Understanding Depreciation for Rental Properties in Canada
When investing in rental properties in Canada, it’s essential to grasp the concept of depreciation, also known as Capital Cost Allowance (CCA), and its tax implications. Depreciation is the gradual reduction in the value of a property or asset over time, mainly due to wear and tear.
In this article, we’ll discuss the tax ramifications of depreciation, why investors use it, what to look out for, and other important considerations.
Tax Benefits of Depreciation for Rental Property Owners
Depreciation can provide significant tax benefits for rental property owners. The CCA allows property owners to claim a tax deduction for a portion of the property’s depreciable value each year. This deduction helps offset the taxable income generated by the rental property, effectively reducing the property owner’s tax liability.
However, it’s essential to note that only the building’s value, not the land, is eligible for depreciation. Moreover, CCA claims are subject to the “half-year rule,” meaning you can only claim half of the eligible CCA amount in the year you acquire the property.
Why do Investors Use Depreciation for Rental Properties?

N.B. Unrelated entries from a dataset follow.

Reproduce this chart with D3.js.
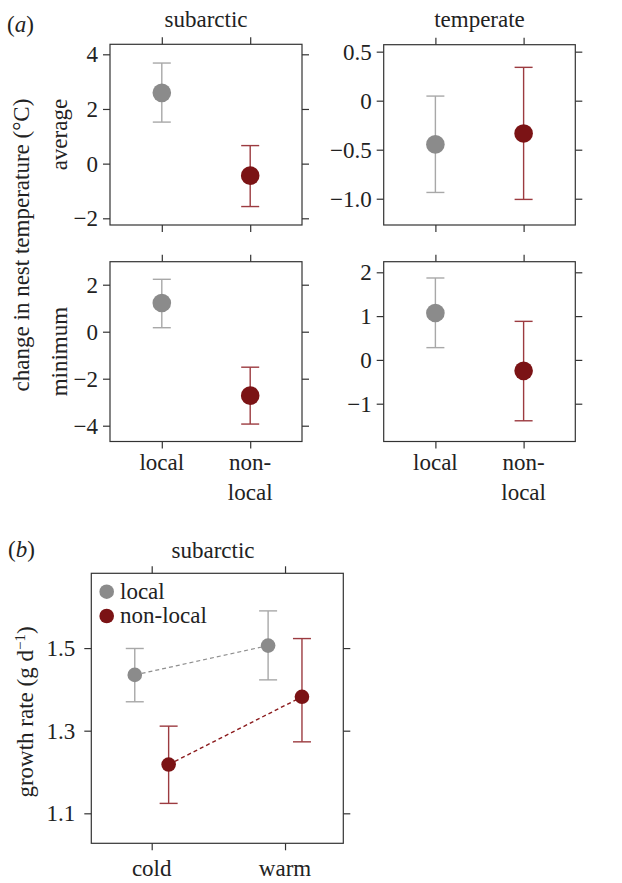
<!DOCTYPE html>
<html>
<head>
<meta charset="utf-8">
<script src="https://cdn.jsdelivr.net/npm/d3@7"></script>
<style>
  body { margin: 0; background: #fff; }
  svg text { font-family: "Liberation Serif", "Times New Roman", Tinos, "DejaVu Serif", serif; fill: #222; }
</style>
</head>
<body>
<div class="chart"></div>
<script>
// categories
var groups = ["local", "non-local"];
var seasons = ["cold", "warm"];

// (a) change in nest temperature, [local, non-local]
var subAvgMean = [2.59, -0.44], subAvgLo = [1.52, -1.57], subAvgHi = [3.68, 0.66];
var temAvgMean = [-0.446, -0.334], temAvgLo = [-0.936, -1.007], temAvgHi = [0.047, 0.34];
var subMinMean = [1.22, -2.72], subMinLo = [0.17, -3.93], subMinHi = [2.23, -1.51];
var temMinMean = [1.07, -0.25], temMinLo = [0.28, -1.39], temMinHi = [1.87, 0.88];

// (b) growth rate, [cold, warm]
var growLocal = [1.435, 1.506], growLocalLo = [1.37, 1.423], growLocalHi = [1.499, 1.59];
var growNon = [1.218, 1.382], growNonLo = [1.124, 1.273], growNonHi = [1.311, 1.523];

// tick labels
var subAvgTicks = [-2, 0, 2, 4];
var temAvgTicks = [-1.0, -0.5, 0, 0.5];
var subMinTicks = [-4, -2, 0, 2];
var temMinTicks = [-1, 0, 1, 2];
var growTicks = [1.1, 1.3, 1.5];

var grey = "#8b8b8b", greyBar = "#a8a8a8";
var red = "#7b1315", redBar = "#9c3b40";

var svg = d3.select(".chart").append("svg")
    .attr("width", 622)
    .attr("height", 883);

function fmt1(d) {
    return d === 0 ? "0" : d3.format(".1f")(d);
}

function frame(g, x, y, ticks, tickFmt, lpad) {
    var x0 = x.range()[0], x1 = x.range()[1];
    var y0 = y.range()[0], y1 = y.range()[1];
    g.append("g").attr("transform", "translate(" + x0 + ",0)")
        .call(d3.axisLeft(y).tickValues(ticks).tickFormat(tickFmt).tickSize(7).tickPadding(lpad).tickSizeOuter(0));
    g.append("g").attr("transform", "translate(" + x1 + ",0)")
        .call(d3.axisRight(y).tickValues(ticks).tickFormat("").tickSize(7).tickSizeOuter(0));
    g.selectAll(".domain").remove();
    g.selectAll("g").attr("font-family", null);
    g.selectAll(".tick line").attr("stroke", "#333").attr("stroke-width", 1.2);
    g.selectAll(".tick text").style("font-size", "23px").attr("fill", "#222");
    g.append("rect")
        .attr("x", x0).attr("y", y1)
        .attr("width", x1 - x0).attr("height", y0 - y1)
        .attr("fill", "none").attr("stroke", "#333").attr("stroke-width", 1.2);
}

function errBars(g, xs, y, mean, lo, hi, colors, barColors, r, cap) {
    var d = mean.map(function(m, i) { return {x: xs[i], m: m, lo: lo[i], hi: hi[i], c: colors[i], b: barColors[i]}; });
    var e = g.append("g").selectAll("g").data(d).enter().append("g");
    e.append("line")
        .attr("x1", function(d) { return d.x; }).attr("x2", function(d) { return d.x; })
        .attr("y1", function(d) { return y(d.lo); }).attr("y2", function(d) { return y(d.hi); })
        .attr("stroke", function(d) { return d.b; }).attr("stroke-width", 1.4);
    ["lo", "hi"].forEach(function(k) {
        e.append("line")
            .attr("x1", function(d) { return d.x - cap; }).attr("x2", function(d) { return d.x + cap; })
            .attr("y1", function(d) { return y(d[k]); }).attr("y2", function(d) { return y(d[k]); })
            .attr("stroke", function(d) { return d.b; }).attr("stroke-width", 1.4);
    });
    e.append("circle")
        .attr("cx", function(d) { return d.x; })
        .attr("cy", function(d) { return y(d.m); })
        .attr("r", r)
        .attr("fill", function(d) { return d.c; });
}

// ---- panel (a)
var aPanels = [
    {x: [110, 302], y: [44.3, 225], dom: [-2.245, 4.366], ticks: subAvgTicks, fmt: d3.format("d"), mean: subAvgMean, lo: subAvgLo, hi: subAvgHi, xlab: false},
    {x: [383.7, 575.3], y: [44.7, 225], dom: [-1.268, 0.571], ticks: temAvgTicks, fmt: fmt1, mean: temAvgMean, lo: temAvgLo, hi: temAvgHi, xlab: false},
    {x: [110, 302], y: [261.7, 441.5], dom: [-4.672, 2.979], ticks: subMinTicks, fmt: d3.format("d"), mean: subMinMean, lo: subMinLo, hi: subMinHi, xlab: true},
    {x: [383.7, 575.3], y: [261.7, 441.5], dom: [-1.863, 2.242], ticks: temMinTicks, fmt: d3.format("d"), mean: temMinMean, lo: temMinLo, hi: temMinHi, xlab: true}
];

aPanels.forEach(function(p) {
    var g = svg.append("g");
    var x = d3.scalePoint().domain(groups).range(p.x).padding(0.586);
    var y = d3.scaleLinear().domain(p.dom).range([p.y[1], p.y[0]]);
    // top & bottom ticks
    g.append("g").attr("transform", "translate(0," + p.y[1] + ")")
        .call(d3.axisBottom(x).tickSize(7).tickFormat("").tickSizeOuter(0));
    g.append("g").attr("transform", "translate(0," + p.y[0] + ")")
        .call(d3.axisTop(x).tickSize(7).tickFormat("").tickSizeOuter(0));
    frame(g, d3.scaleLinear().range(p.x), y, p.ticks, p.fmt, 5);
    if (p.xlab) {
        groups.forEach(function(k) {
            var t = g.append("text").attr("x", x(k)).attr("y", 470)
                .attr("text-anchor", "middle").style("font-size", "23px");
            if (k === "non-local") {
                t.append("tspan").attr("x", x(k)).text("non-");
                t.append("tspan").attr("x", x(k)).attr("dy", 30).text("local");
            } else {
                t.text(k);
            }
        });
    }
    errBars(g, groups.map(function(k) { return x(k); }), y, p.mean, p.lo, p.hi,
        [grey, red], [greyBar, redBar], 9.3, 9);
});

svg.append("text").attr("x", 206).attr("y", 26.5).attr("text-anchor", "middle").style("font-size", "23px").text("subarctic");
svg.append("text").attr("x", 479.5).attr("y", 26.5).attr("text-anchor", "middle").style("font-size", "23px").text("temperate");
var la = svg.append("text").attr("x", 7).attr("y", 32).style("font-size", "23px");
la.append("tspan").text("(");
la.append("tspan").style("font-style", "italic").text("a");
la.append("tspan").text(")");

svg.append("text").attr("transform", "translate(29,245) rotate(-90)")
    .attr("text-anchor", "middle").style("font-size", "23px")
    .text("change in nest temperature (°C)");
svg.append("text").attr("transform", "translate(67,134.6) rotate(-90)")
    .attr("text-anchor", "middle").style("font-size", "23px").text("average");
svg.append("text").attr("transform", "translate(67,351.6) rotate(-90)")
    .attr("text-anchor", "middle").style("font-size", "23px").text("minimum");

// ---- panel (b)
var gb = svg.append("g");
var xb = d3.scaleLinear().domain([0.547, 2.437]).range([91.3, 343.3]);
var yb = d3.scaleLinear().domain([1.0274, 1.681]).range([843.3, 573.3]);
var dodge = 0.127;

gb.append("g").attr("transform", "translate(0,843.3)")
    .call(d3.axisBottom(xb).tickValues([1, 2]).tickSize(7).tickFormat("").tickSizeOuter(0));
gb.append("g").attr("transform", "translate(0,573.3)")
    .call(d3.axisTop(xb).tickValues([1, 2]).tickSize(7).tickFormat("").tickSizeOuter(0));
frame(gb, xb, yb, growTicks, d3.format(".1f"), 9);

seasons.forEach(function(s, i) {
    gb.append("text").attr("x", xb(i + 1)).attr("y", 876)
        .attr("text-anchor", "middle").style("font-size", "23px").text(s);
});

var line = d3.line().x(function(d) { return xb(d[0]); }).y(function(d) { return yb(d[1]); });
gb.append("path")
    .attr("d", line(growLocal.map(function(v, i) { return [i + 1 - dodge, v]; })))
    .attr("fill", "none").attr("stroke", "#8f8f8f").attr("stroke-width", 1.2).attr("stroke-dasharray", "4,3");
gb.append("path")
    .attr("d", line(growNon.map(function(v, i) { return [i + 1 + dodge, v]; })))
    .attr("fill", "none").attr("stroke", "#8b1a1c").attr("stroke-width", 1.4).attr("stroke-dasharray", "4,3");

errBars(gb, [1 - dodge, 2 - dodge].map(xb), yb, growLocal, growLocalLo, growLocalHi,
    [grey, grey], [greyBar, greyBar], 7.3, 9);
errBars(gb, [1 + dodge, 2 + dodge].map(xb), yb, growNon, growNonLo, growNonHi,
    [red, red], [redBar, redBar], 7.3, 9);

// legend
var legend = gb.append("g");
[["local", grey], ["non-local", red]].forEach(function(d, i) {
    legend.append("circle").attr("cx", 106.7).attr("cy", 591.7 + i * 24.3).attr("r", 7.3).attr("fill", d[1]);
    legend.append("text").attr("x", 120).attr("y", 599 + i * 24.3).style("font-size", "23px").text(d[0]);
});

svg.append("text").attr("x", 213).attr("y", 558).attr("text-anchor", "middle").style("font-size", "23px").text("subarctic");
var lb = svg.append("text").attr("x", 8).attr("y", 557).style("font-size", "23px");
lb.append("tspan").text("(");
lb.append("tspan").style("font-style", "italic").text("b");
lb.append("tspan").text(")");

var gl = svg.append("text").attr("transform", "translate(33,712) rotate(-90)")
    .attr("text-anchor", "middle").style("font-size", "23px");
gl.append("tspan").text("growth rate (g d");
gl.append("tspan").attr("dy", -8).style("font-size", "15px").text("−1");
gl.append("tspan").attr("dy", 8).text(")");
</script>
</body>
</html>
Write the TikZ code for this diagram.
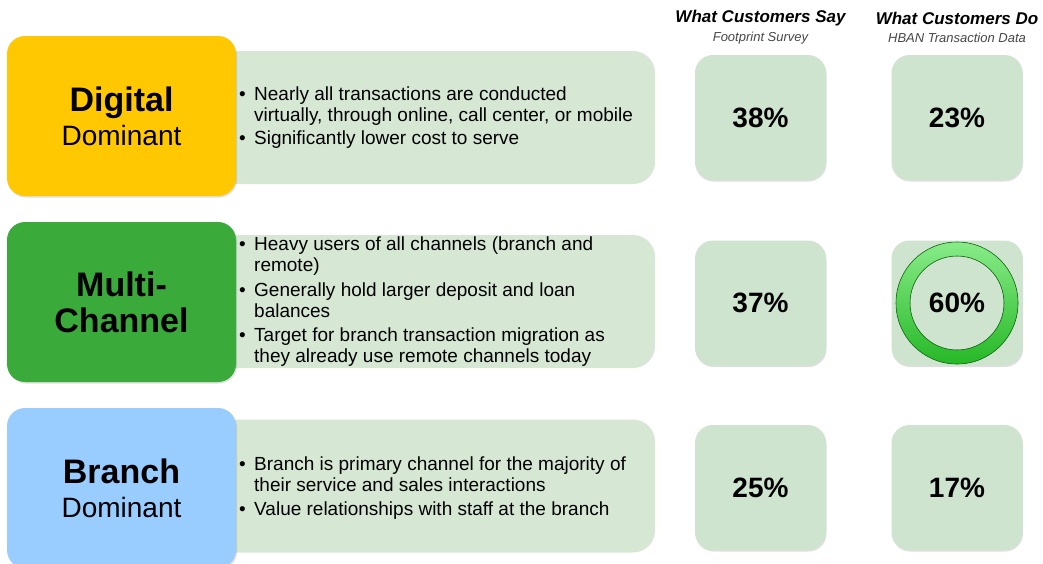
\documentclass[tikz,border=0pt]{standalone}
\usepackage{fontspec}
\setmainfont{Liberation Sans}
\usetikzlibrary{shadows}
\usetikzlibrary{positioning}
\usetikzlibrary{calc}

\definecolor{digi}{RGB}{255,200,0}
\definecolor{multi}{RGB}{58,170,58}
\definecolor{bran}{RGB}{153,204,255}
\definecolor{pane}{RGB}{214,232,212}
\definecolor{pctfill}{RGB}{206,228,207}
\definecolor{ringlo}{RGB}{38,184,38}
\definecolor{ringhi}{RGB}{136,236,136}

\newcommand{\bl}{\makebox[15pt][l]{\textbullet}}
\newcommand{\ind}{\hspace*{15pt}}

\tikzset{
  seg/.style={rectangle, rounded corners=18pt, minimum width=229pt, minimum height=160pt,
    align=center, inner sep=0pt, font=\fontsize{28}{34}\selectfont,
    drop shadow={opacity=0.25, shadow xshift=1pt, shadow yshift=-1.5pt}},
  panel/.style={rectangle, fill=pane, rounded corners=22pt, minimum width=455pt, minimum height=133pt},
  pctbox/.style={rectangle, fill=pctfill, rounded corners=18pt, minimum width=131pt, minimum height=125pt,
    font=\fontsize{28}{30}\selectfont\bfseries,
    drop shadow={opacity=0.25, shadow xshift=0.5pt, shadow yshift=-1.5pt}},
  blt/.style={anchor=west, align=left, inner sep=0pt, font=\fontsize{19}{21}\selectfont},
  head/.style={font=\fontsize{17}{19}\selectfont\bfseries\itshape},
  subhead/.style={font=\fontsize{13}{15}\selectfont\itshape, text=black!72},
}

\begin{document}
\begin{tikzpicture}[x=1pt,y=-1pt]
	\useasboundingbox (0,0) rectangle (1043,563);
	\fill[white] (0,0) rectangle (1043,563);

	\def\bx{121.5};
	\def\px{427.5};
	\def\tx{239};
	\def\sx{760.5};
	\def\dx{957};

	\foreach \r/\y in {1/117.5,2/301.5,3/486}{
		\node[panel] (p\r) at (\px,\y) {};
	}

	\node[seg, fill=digi] (digital) at (\bx,116) {{\fontsize{34}{34}\selectfont\bfseries Digital}\\Dominant};
	\node[seg, fill=multi, font=\fontsize{34}{36}\selectfont\bfseries] (multichan) at (\bx,302) {Multi-\\Channel};
	\node[seg, fill=bran] (branch) at (\bx,488) {{\fontsize{34}{34}\selectfont\bfseries Branch}\\Dominant};

	\node[blt] (t1) at (\tx,117.5) {\bl Nearly all transactions are conducted\\
		\ind virtually, through online, call center, or mobile\\[2pt]
		\bl Significantly lower cost to serve};
	\node[blt] (t2) at (\tx,301.5) {\bl Heavy users of all channels (branch and\\
		\ind remote)\\[4pt]
		\bl Generally hold larger deposit and loan\\
		\ind balances\\[3.5pt]
		\bl Target for branch transaction migration as\\
		\ind they already use remote channels today};
	\node[blt] (t3) at (\tx,488) {\bl Branch is primary channel for the majority of\\
		\ind their service and sales interactions\\[3pt]
		\bl Value relationships with staff at the branch};

	\node[head] (sayh) at (\sx,18) {What Customers Say};
	\node[subhead] (says) at (\sx,38) {Footprint Survey};
	\node[head] (doh) at (\dx,18) {What Customers Do};
	\node[subhead] (dos) at (\dx,38) {HBAN Transaction Data};

	\foreach \r/\y/\sy/\dn in {1/117.5/38/23,2/303/37/60,3/487.5/25/17}{
		\node[pctbox] (say\r) at (\sx,\y) {\sy\%};
		\node[pctbox] (do\r) at (\dx,\y) {\dn\%};
	}

	\fill[top color=ringhi, bottom color=ringlo, even odd rule] (do2.center) circle (61) circle (47);
	\draw[ringlo!60!black, line width=0.6pt] (do2.center) circle (61) circle (47);

\end{tikzpicture}
\end{document}
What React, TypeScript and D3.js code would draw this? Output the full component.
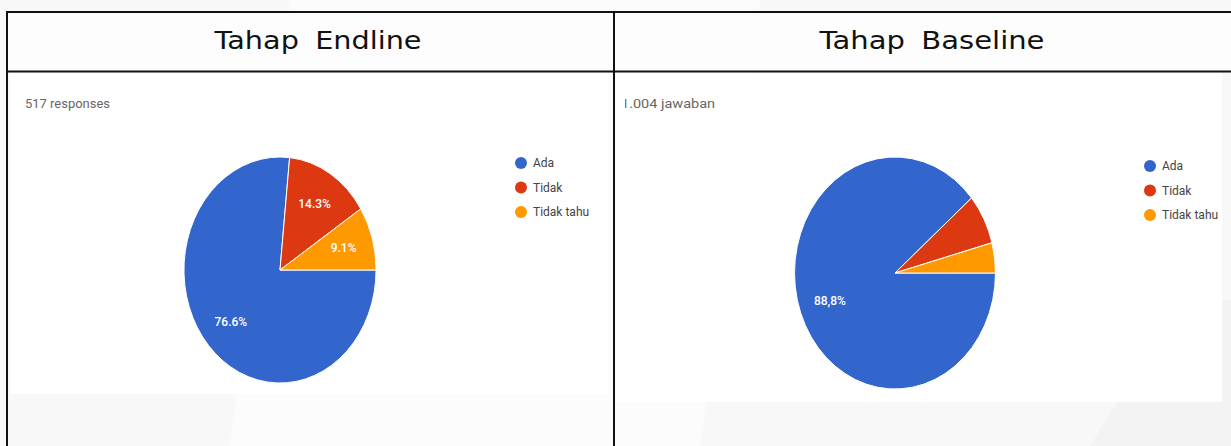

Investors use depreciation as a tax strategy to lower their annual taxable income. By claiming CCA, rental property owners can reduce their overall tax liability, allowing them to keep more of the rental income they earn. Depreciation also helps investors recover some of the costs associated with purchasing and maintaining rental properties over time.
Key Considerations When Claiming Depreciation
While claiming depreciation can offer tax benefits, there are some crucial factors to consider:
- Recaptured CCA: When you sell a rental property for more than its undepreciated value, the previously claimed CCA may be recaptured and added to your taxable income. This recaptured CCA is taxed at your marginal tax rate.
- Depreciation and Capital Gains: Claiming depreciation can increase your capital gains tax liability when you sell the property. The higher the claimed CCA, the lower the property’s adjusted cost base, resulting in a larger capital gain upon sale.
- Optional Claim: Claiming CCA is optional, so you can strategically decide when to claim it based on your tax situation.
Additional Considerations for Depreciation
- Accurate Property Valuation: Ensure you accurately assess the building’s value and separate it from the land’s value, as only the building is eligible for depreciation.
- Maintain Records: Keep detailed records of your property’s purchase price, improvements, and maintenance costs to support your CCA claims.
- Professional Advice: Consult a tax professional or accountant to determine the best depreciation strategy for your unique situation.
With all that in mind, it’s clear that understanding depreciation for rental properties in Canada is vital for investors seeking to maximize their tax benefits and investment returns. By considering the tax implications, the reasons for claiming depreciation, and the key factors to watch for, you can make informed decisions that support your long-term investment goals.